» PROVIDED DATA
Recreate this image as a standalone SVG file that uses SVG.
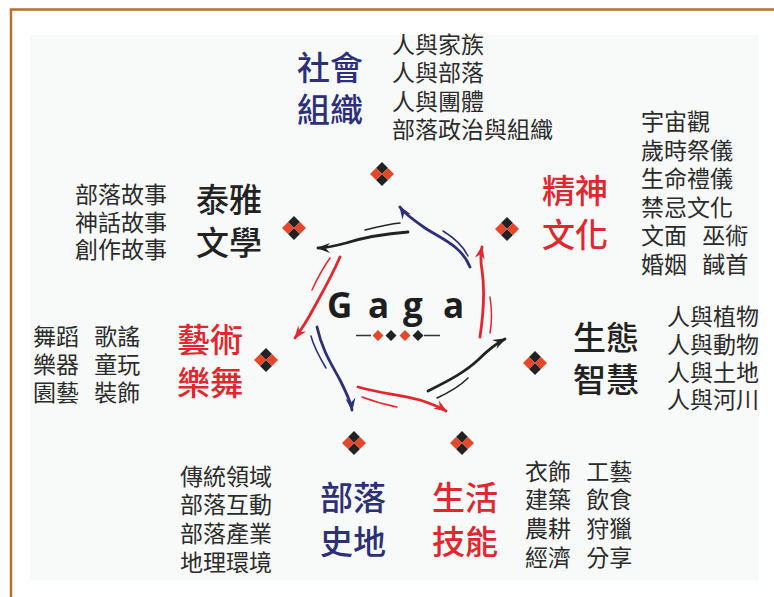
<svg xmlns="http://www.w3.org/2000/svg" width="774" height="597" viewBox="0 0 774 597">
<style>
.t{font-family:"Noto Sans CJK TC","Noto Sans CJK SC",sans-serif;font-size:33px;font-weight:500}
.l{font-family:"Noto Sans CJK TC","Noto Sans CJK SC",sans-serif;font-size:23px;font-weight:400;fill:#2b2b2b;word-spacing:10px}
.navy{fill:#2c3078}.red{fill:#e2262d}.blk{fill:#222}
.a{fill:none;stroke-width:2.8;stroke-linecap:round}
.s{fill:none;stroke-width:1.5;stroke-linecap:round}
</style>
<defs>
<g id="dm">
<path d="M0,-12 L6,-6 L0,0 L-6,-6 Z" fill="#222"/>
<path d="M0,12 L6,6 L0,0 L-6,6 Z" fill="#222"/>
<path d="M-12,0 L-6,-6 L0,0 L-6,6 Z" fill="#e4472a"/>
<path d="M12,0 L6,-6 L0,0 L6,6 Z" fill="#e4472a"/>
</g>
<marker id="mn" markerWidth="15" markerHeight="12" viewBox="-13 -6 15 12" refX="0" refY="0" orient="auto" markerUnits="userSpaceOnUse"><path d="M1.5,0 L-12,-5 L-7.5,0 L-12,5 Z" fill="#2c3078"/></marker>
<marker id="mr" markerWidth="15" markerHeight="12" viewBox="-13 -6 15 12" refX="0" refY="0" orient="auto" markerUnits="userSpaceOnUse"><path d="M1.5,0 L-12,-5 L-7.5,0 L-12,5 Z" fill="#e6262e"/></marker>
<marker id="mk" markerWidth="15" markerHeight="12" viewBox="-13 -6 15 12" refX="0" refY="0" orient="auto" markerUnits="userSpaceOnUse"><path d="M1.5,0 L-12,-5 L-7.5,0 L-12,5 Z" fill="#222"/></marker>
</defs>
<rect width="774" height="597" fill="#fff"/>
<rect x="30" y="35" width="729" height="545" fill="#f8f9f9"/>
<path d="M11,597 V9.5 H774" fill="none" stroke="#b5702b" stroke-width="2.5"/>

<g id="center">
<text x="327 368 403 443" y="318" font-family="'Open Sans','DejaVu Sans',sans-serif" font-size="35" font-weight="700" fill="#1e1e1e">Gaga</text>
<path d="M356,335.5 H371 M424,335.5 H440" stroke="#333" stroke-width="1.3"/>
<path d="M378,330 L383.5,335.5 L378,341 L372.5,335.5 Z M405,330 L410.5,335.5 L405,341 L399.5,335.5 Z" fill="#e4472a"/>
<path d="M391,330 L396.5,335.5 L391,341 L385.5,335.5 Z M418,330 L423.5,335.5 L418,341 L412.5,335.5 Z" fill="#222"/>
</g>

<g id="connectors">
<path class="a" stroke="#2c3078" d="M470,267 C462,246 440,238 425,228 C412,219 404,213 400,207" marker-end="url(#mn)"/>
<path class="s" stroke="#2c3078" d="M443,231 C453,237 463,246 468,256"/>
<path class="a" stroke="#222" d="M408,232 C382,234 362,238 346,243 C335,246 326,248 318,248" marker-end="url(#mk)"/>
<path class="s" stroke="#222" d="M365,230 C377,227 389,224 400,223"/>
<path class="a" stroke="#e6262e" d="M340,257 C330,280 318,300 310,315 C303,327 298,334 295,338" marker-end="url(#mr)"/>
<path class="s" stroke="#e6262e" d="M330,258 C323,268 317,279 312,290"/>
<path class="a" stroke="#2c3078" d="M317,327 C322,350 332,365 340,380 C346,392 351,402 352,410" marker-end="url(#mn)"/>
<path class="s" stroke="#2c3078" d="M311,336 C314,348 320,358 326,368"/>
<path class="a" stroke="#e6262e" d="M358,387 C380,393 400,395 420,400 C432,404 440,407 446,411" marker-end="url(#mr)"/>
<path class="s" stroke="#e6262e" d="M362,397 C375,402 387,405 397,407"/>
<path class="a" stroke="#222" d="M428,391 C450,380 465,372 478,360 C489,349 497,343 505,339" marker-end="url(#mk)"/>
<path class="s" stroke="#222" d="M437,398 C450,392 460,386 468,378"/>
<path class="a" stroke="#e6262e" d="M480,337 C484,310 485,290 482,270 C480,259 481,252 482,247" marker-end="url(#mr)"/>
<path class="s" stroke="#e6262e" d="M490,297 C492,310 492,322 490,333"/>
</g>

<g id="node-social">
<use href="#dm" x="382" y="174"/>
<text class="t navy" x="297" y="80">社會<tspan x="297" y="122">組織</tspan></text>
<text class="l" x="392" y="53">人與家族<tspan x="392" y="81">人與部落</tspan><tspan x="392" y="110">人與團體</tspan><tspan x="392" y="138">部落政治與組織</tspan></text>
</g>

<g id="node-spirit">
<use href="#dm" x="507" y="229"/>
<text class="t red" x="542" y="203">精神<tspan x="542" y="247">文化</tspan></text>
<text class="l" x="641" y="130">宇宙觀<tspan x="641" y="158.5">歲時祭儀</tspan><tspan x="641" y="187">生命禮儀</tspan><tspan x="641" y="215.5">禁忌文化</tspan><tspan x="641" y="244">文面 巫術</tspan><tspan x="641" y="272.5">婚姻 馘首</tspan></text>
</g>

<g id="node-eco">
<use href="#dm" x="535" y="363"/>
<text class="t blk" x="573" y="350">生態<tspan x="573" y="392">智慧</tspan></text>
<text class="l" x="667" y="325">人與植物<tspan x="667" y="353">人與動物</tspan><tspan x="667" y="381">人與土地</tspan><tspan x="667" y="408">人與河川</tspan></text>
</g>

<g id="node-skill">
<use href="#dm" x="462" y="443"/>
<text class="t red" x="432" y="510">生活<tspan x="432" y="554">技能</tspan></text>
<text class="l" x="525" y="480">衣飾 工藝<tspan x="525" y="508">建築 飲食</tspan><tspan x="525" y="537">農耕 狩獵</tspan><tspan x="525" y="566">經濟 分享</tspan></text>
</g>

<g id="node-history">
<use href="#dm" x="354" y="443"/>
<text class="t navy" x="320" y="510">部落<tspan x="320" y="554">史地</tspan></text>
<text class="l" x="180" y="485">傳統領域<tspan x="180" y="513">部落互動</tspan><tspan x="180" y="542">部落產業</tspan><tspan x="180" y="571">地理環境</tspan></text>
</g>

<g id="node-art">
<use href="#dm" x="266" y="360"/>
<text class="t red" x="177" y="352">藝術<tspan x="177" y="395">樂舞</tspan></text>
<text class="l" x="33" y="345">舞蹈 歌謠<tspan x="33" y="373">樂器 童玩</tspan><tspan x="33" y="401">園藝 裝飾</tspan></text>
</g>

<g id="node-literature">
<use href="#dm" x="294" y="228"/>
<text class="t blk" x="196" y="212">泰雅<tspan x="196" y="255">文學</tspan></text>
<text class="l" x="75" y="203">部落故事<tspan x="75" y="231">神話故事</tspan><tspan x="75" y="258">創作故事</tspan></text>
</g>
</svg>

» TASK OBJECTIVE
Every line above should be returned word for word, with the pictures left behind.

» RESPONSE TO THIS TASK
Recreate this image as a standalone SVG file that uses SVG.
<svg xmlns="http://www.w3.org/2000/svg" width="774" height="597" viewBox="0 0 774 597">
<style>
.t{font-family:"Noto Sans CJK TC","Noto Sans CJK SC",sans-serif;font-size:33px;font-weight:500}
.l{font-family:"Noto Sans CJK TC","Noto Sans CJK SC",sans-serif;font-size:23px;font-weight:400;fill:#2b2b2b;word-spacing:10px}
.navy{fill:#2c3078}.red{fill:#e2262d}.blk{fill:#222}
.a{fill:none;stroke-width:2.8;stroke-linecap:round}
.s{fill:none;stroke-width:1.5;stroke-linecap:round}
</style>
<defs>
<g id="dm">
<path d="M0,-12 L6,-6 L0,0 L-6,-6 Z" fill="#222"/>
<path d="M0,12 L6,6 L0,0 L-6,6 Z" fill="#222"/>
<path d="M-12,0 L-6,-6 L0,0 L-6,6 Z" fill="#e4472a"/>
<path d="M12,0 L6,-6 L0,0 L6,6 Z" fill="#e4472a"/>
</g>
<marker id="mn" markerWidth="15" markerHeight="12" viewBox="-13 -6 15 12" refX="0" refY="0" orient="auto" markerUnits="userSpaceOnUse"><path d="M1.5,0 L-12,-5 L-7.5,0 L-12,5 Z" fill="#2c3078"/></marker>
<marker id="mr" markerWidth="15" markerHeight="12" viewBox="-13 -6 15 12" refX="0" refY="0" orient="auto" markerUnits="userSpaceOnUse"><path d="M1.5,0 L-12,-5 L-7.5,0 L-12,5 Z" fill="#e6262e"/></marker>
<marker id="mk" markerWidth="15" markerHeight="12" viewBox="-13 -6 15 12" refX="0" refY="0" orient="auto" markerUnits="userSpaceOnUse"><path d="M1.5,0 L-12,-5 L-7.5,0 L-12,5 Z" fill="#222"/></marker>
</defs>
<rect width="774" height="597" fill="#fff"/>
<rect x="30" y="35" width="729" height="545" fill="#f8f9f9"/>
<path d="M11,597 V9.5 H774" fill="none" stroke="#b5702b" stroke-width="2.5"/>

<g id="center">
<text x="327 368 403 443" y="318" font-family="'Open Sans','DejaVu Sans',sans-serif" font-size="35" font-weight="700" fill="#1e1e1e">Gaga</text>
<path d="M356,335.5 H371 M424,335.5 H440" stroke="#333" stroke-width="1.3"/>
<path d="M378,330 L383.5,335.5 L378,341 L372.5,335.5 Z M405,330 L410.5,335.5 L405,341 L399.5,335.5 Z" fill="#e4472a"/>
<path d="M391,330 L396.5,335.5 L391,341 L385.5,335.5 Z M418,330 L423.5,335.5 L418,341 L412.5,335.5 Z" fill="#222"/>
</g>

<g id="connectors">
<path class="a" stroke="#2c3078" d="M470,267 C462,246 440,238 425,228 C412,219 404,213 400,207" marker-end="url(#mn)"/>
<path class="s" stroke="#2c3078" d="M443,231 C453,237 463,246 468,256"/>
<path class="a" stroke="#222" d="M408,232 C382,234 362,238 346,243 C335,246 326,248 318,248" marker-end="url(#mk)"/>
<path class="s" stroke="#222" d="M365,230 C377,227 389,224 400,223"/>
<path class="a" stroke="#e6262e" d="M340,257 C330,280 318,300 310,315 C303,327 298,334 295,338" marker-end="url(#mr)"/>
<path class="s" stroke="#e6262e" d="M330,258 C323,268 317,279 312,290"/>
<path class="a" stroke="#2c3078" d="M317,327 C322,350 332,365 340,380 C346,392 351,402 352,410" marker-end="url(#mn)"/>
<path class="s" stroke="#2c3078" d="M311,336 C314,348 320,358 326,368"/>
<path class="a" stroke="#e6262e" d="M358,387 C380,393 400,395 420,400 C432,404 440,407 446,411" marker-end="url(#mr)"/>
<path class="s" stroke="#e6262e" d="M362,397 C375,402 387,405 397,407"/>
<path class="a" stroke="#222" d="M428,391 C450,380 465,372 478,360 C489,349 497,343 505,339" marker-end="url(#mk)"/>
<path class="s" stroke="#222" d="M437,398 C450,392 460,386 468,378"/>
<path class="a" stroke="#e6262e" d="M480,337 C484,310 485,290 482,270 C480,259 481,252 482,247" marker-end="url(#mr)"/>
<path class="s" stroke="#e6262e" d="M490,297 C492,310 492,322 490,333"/>
</g>

<g id="node-social">
<use href="#dm" x="382" y="174"/>
<text class="t navy" x="297" y="80">社會<tspan x="297" y="122">組織</tspan></text>
<text class="l" x="392" y="53">人與家族<tspan x="392" y="81">人與部落</tspan><tspan x="392" y="110">人與團體</tspan><tspan x="392" y="138">部落政治與組織</tspan></text>
</g>

<g id="node-spirit">
<use href="#dm" x="507" y="229"/>
<text class="t red" x="542" y="203">精神<tspan x="542" y="247">文化</tspan></text>
<text class="l" x="641" y="130">宇宙觀<tspan x="641" y="158.5">歲時祭儀</tspan><tspan x="641" y="187">生命禮儀</tspan><tspan x="641" y="215.5">禁忌文化</tspan><tspan x="641" y="244">文面 巫術</tspan><tspan x="641" y="272.5">婚姻 馘首</tspan></text>
</g>

<g id="node-eco">
<use href="#dm" x="535" y="363"/>
<text class="t blk" x="573" y="350">生態<tspan x="573" y="392">智慧</tspan></text>
<text class="l" x="667" y="325">人與植物<tspan x="667" y="353">人與動物</tspan><tspan x="667" y="381">人與土地</tspan><tspan x="667" y="408">人與河川</tspan></text>
</g>

<g id="node-skill">
<use href="#dm" x="462" y="443"/>
<text class="t red" x="432" y="510">生活<tspan x="432" y="554">技能</tspan></text>
<text class="l" x="525" y="480">衣飾 工藝<tspan x="525" y="508">建築 飲食</tspan><tspan x="525" y="537">農耕 狩獵</tspan><tspan x="525" y="566">經濟 分享</tspan></text>
</g>

<g id="node-history">
<use href="#dm" x="354" y="443"/>
<text class="t navy" x="320" y="510">部落<tspan x="320" y="554">史地</tspan></text>
<text class="l" x="180" y="485">傳統領域<tspan x="180" y="513">部落互動</tspan><tspan x="180" y="542">部落產業</tspan><tspan x="180" y="571">地理環境</tspan></text>
</g>

<g id="node-art">
<use href="#dm" x="266" y="360"/>
<text class="t red" x="177" y="352">藝術<tspan x="177" y="395">樂舞</tspan></text>
<text class="l" x="33" y="345">舞蹈 歌謠<tspan x="33" y="373">樂器 童玩</tspan><tspan x="33" y="401">園藝 裝飾</tspan></text>
</g>

<g id="node-literature">
<use href="#dm" x="294" y="228"/>
<text class="t blk" x="196" y="212">泰雅<tspan x="196" y="255">文學</tspan></text>
<text class="l" x="75" y="203">部落故事<tspan x="75" y="231">神話故事</tspan><tspan x="75" y="258">創作故事</tspan></text>
</g>
</svg>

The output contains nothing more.